What does digital English mean to me?

At its most simple, digital English is codex on steroids. Digital English transforms the codex by disembodying, re-embodying, and re-purposing knowledge into multiple accessible forms.  It is a  hyper-branch of the English discipline that correlates with the transformations of the “current” technology. This includes both technological accessibility and internet trends during the time of its application. “Current” becomes even more relative within digital English, because of its continuous transformations and reformulations. This constant reinvention invokes in its pedagogy an equally and eternally transformative one. 

My initial thoughts with digital English include the linguistic side of its entity. There is an entire lexicon that belongs to digital English. Whether it be general knowledge of techy jargon (<embed clever technological hypertext here>), conversational English (BRB), or locational terms (my iBlog post vs. my Facebook post), language also follows the transformative and innovative properties of digital English in how we dictate meaning for a variety of purposes. 

2 Thoughts.

  1. Michaela, absolutely. I find it interesting though that Digital English preferences the most recent versus the best or most relevant information. Pedagogically, this makes things very interesting because students may not learn how to read beyond the most recent information.

    As you mentioned about language, it is fascinating how our language has transformed as we have become more involved in technology. While this can become problematic when students are unable to communicate effectively for an entire essay, it does present interesting analogies to what happened when print culture came out of oral culture. Clearly, language must change and adapt in order to survive, so the question then becomes, is it changing for the better? Or does it even matter?

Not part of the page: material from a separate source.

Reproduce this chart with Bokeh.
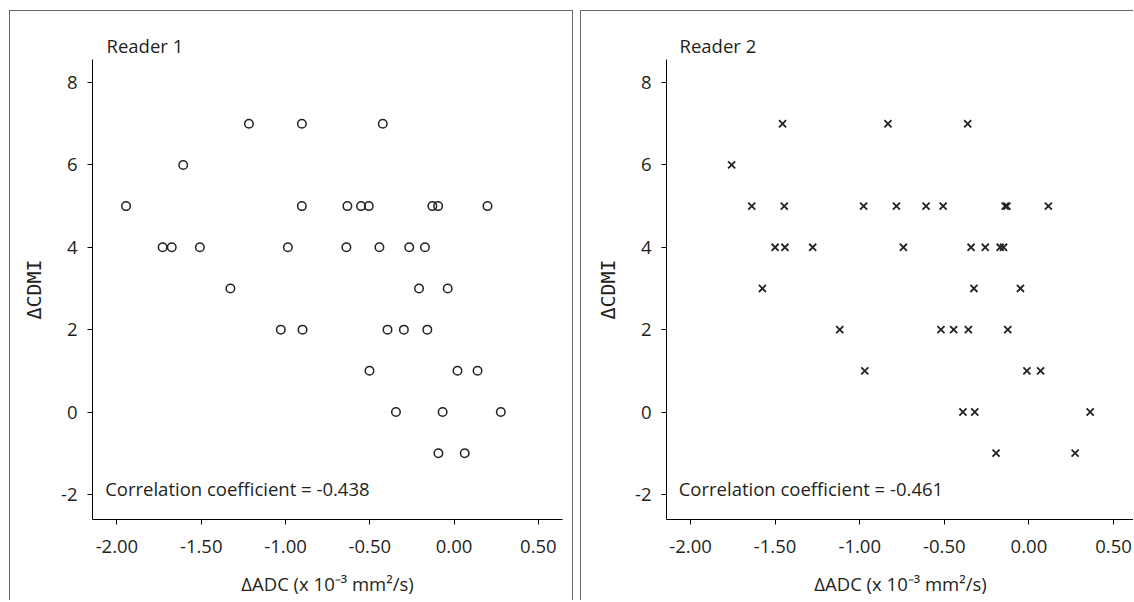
from bokeh.plotting import figure
from bokeh.layouts import row
from bokeh.models import FixedTicker, NumeralTickFormatter, Label, Range1d
from bokeh.embed import file_html
from bokeh.resources import INLINE

# Reader 1 data
r1_x = [-1.217, -0.903, -0.423,
        -1.607,
        -1.946, -0.903, -0.633, -0.552, -0.506, -0.129, -0.095, 0.198,
        -1.729, -1.675, -1.508, -0.986, -0.639, -0.443, -0.266, -0.173,
        -1.327, -0.208, -0.038,
        -1.028, -0.899, -0.395, -0.298, -0.159,
        -0.502, 0.020, 0.139,
        -0.345, -0.068, 0.277,
        -0.093, 0.063]
r1_y = [7, 7, 7,
        6,
        5, 5, 5, 5, 5, 5, 5, 5,
        4, 4, 4, 4, 4, 4, 4, 4,
        3, 3, 3,
        2, 2, 2, 2, 2,
        1, 1, 1,
        0, 0, 0,
        -1, -1]

# Reader 2 data
r2_x = [-1.456, -0.833, -0.362,
        -1.757,
        -1.638, -1.446, -0.977, -0.783, -0.608, -0.507, -0.140, -0.130, 0.115,
        -1.500, -1.442, -1.278, -0.742, -0.342, -0.258, -0.170, -0.150,
        -1.575, -0.325, -0.050,
        -1.118, -0.520, -0.445, -0.358, -0.125,
        -0.970, -0.012, 0.069,
        -0.390, -0.320, 0.362,
        -0.194, 0.273]
r2_y = [7, 7, 7,
        6,
        5, 5, 5, 5, 5, 5, 5, 5, 5,
        4, 4, 4, 4, 4, 4, 4, 4,
        3, 3, 3,
        2, 2, 2, 2, 2,
        1, 1, 1,
        0, 0, 0,
        -1, -1]

x_ticks = [-2.0, -1.5, -1.0, -0.5, 0.0, 0.5]
y_ticks = [-2, 0, 2, 4, 6, 8]
titles = ["Reader 1", "Reader 2"]
corr_texts = ["Correlation coefficient = -0.438", "Correlation coefficient = -0.461"]
x_label = "\u0394ADC (x 10\u207b\u00b3 mm\u00b2/s)"
y_label = "\u0394CDMI"

FONT = "Open Sans"
FS = "18.5px"
TXT = "#231f20"


def make_panel(xs, ys, marker, title, corr, width, x_start, x_end, min_left, min_right,
               margin, styles, title_offset):
    p = figure(width=width, height=590, output_backend="svg", toolbar_location=None,
               x_range=Range1d(x_start, x_end), y_range=Range1d(-2.61, 8.56),
               min_border_left=min_left, min_border_right=min_right,
               min_border_top=48, min_border_bottom=82,
               margin=margin, styles=styles)
    p.outline_line_color = None
    p.xgrid.grid_line_color = None
    p.ygrid.grid_line_color = None
    p.background_fill_color = "white"
    p.border_fill_color = "white"

    p.title.text = title
    p.title.text_font = FONT
    p.title.text_font_size = FS
    p.title.text_font_style = "normal"
    p.title.text_color = TXT
    p.title.align = "left"
    p.title.offset = title_offset
    p.title.standoff = 4

    if marker == "circle":
        p.scatter(xs, ys, marker="circle", size=8.5, fill_color=None,
                  line_color="#222222", line_width=1.5)
    else:
        p.scatter(xs, ys, marker="x", size=10, line_color="#222222", line_width=1.8)

    for ax in (p.xaxis[0], p.yaxis[0]):
        ax.axis_line_color = "black"
        ax.axis_line_width = 1
        ax.major_tick_line_color = "black"
        ax.major_tick_out = 5
        ax.major_tick_in = 0
        ax.minor_tick_line_color = None
        ax.major_label_text_font = FONT
        ax.major_label_text_font_size = FS
        ax.major_label_text_color = TXT
        ax.axis_label_text_font_style = "normal"
        ax.axis_label_text_color = TXT

    p.xaxis.ticker = FixedTicker(ticks=x_ticks)
    p.xaxis.formatter = NumeralTickFormatter(format="0.00")
    p.xaxis.major_label_standoff = 15
    p.xaxis.axis_label = x_label
    p.xaxis.axis_label_text_font = FONT
    p.xaxis.axis_label_text_font_size = FS
    p.xaxis.axis_label_standoff = 15

    p.yaxis.ticker = FixedTicker(ticks=y_ticks)
    p.yaxis.formatter = NumeralTickFormatter(format="0")
    p.yaxis.major_label_standoff = 10
    p.yaxis.axis_label = y_label
    p.yaxis.axis_label_text_font = "DejaVu Sans Mono"
    p.yaxis.axis_label_text_font_size = "20px"
    p.yaxis.axis_label_standoff = 12

    p.add_layout(Label(x=-2.07, y=-1.85, text=corr, text_font=FONT,
                       text_font_size=FS, text_color=TXT,
                       text_baseline="middle"))
    return p


border = "1.5px solid #666"
p1 = make_panel(r1_x, r1_y, "circle", titles[0], corr_texts[0], 564, -2.145, 0.643, 82, 12,
                (10, 0, 0, 9),
                {"border-top": border, "border-left": border,
                 "border-right": border, "box-sizing": "border-box"}, 14)
p2 = make_panel(r2_x, r2_y, "x", titles[1], corr_texts[1], 553, -2.142, 0.624, 85, 0,
                (10, 0, 0, 7),
                {"border-top": border, "border-left": border,
                 "box-sizing": "border-box"}, 13)

layout = row(p1, p2)

open("out.html", "w").write(file_html(layout, INLINE))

  2. Regarding your final thought (“…is it changing for the better? Or does it even matter?”) I believe that I can say, at the risk of sounding like I’m shaking a cane and telling kids to get off my lawn, that the linguistic patterns brought forth by the proliferation of technology are changing for the worse. While most are familiar with “basic internet lingo” found across message boards and text messages worldwide (“brb, lol, lmao” and emoticons “:) 😛 xD”) there exists not only a dramatically different digital linguistic world (that of leetspeak) and along with it, an entire culture based upon message boards. “Leetspeak,” for example, mixes keyboard features to create what is essentially incomprehensible dialogue: “Mt3m pwn5 j00 n00b 1337.” A ridiculous response like this actually translates to “my blog is better than yours,” believe it or not. How this acts upon readers and those to whom they respond is something I cannot comment on without a lot of qualitative research, but, in my own personal opinion, such a radical shift (while generating some new ideas like alternative spelling) also destroys a multitude of English’s classic features, like cadence, meter, and the so-called “beauty” of language.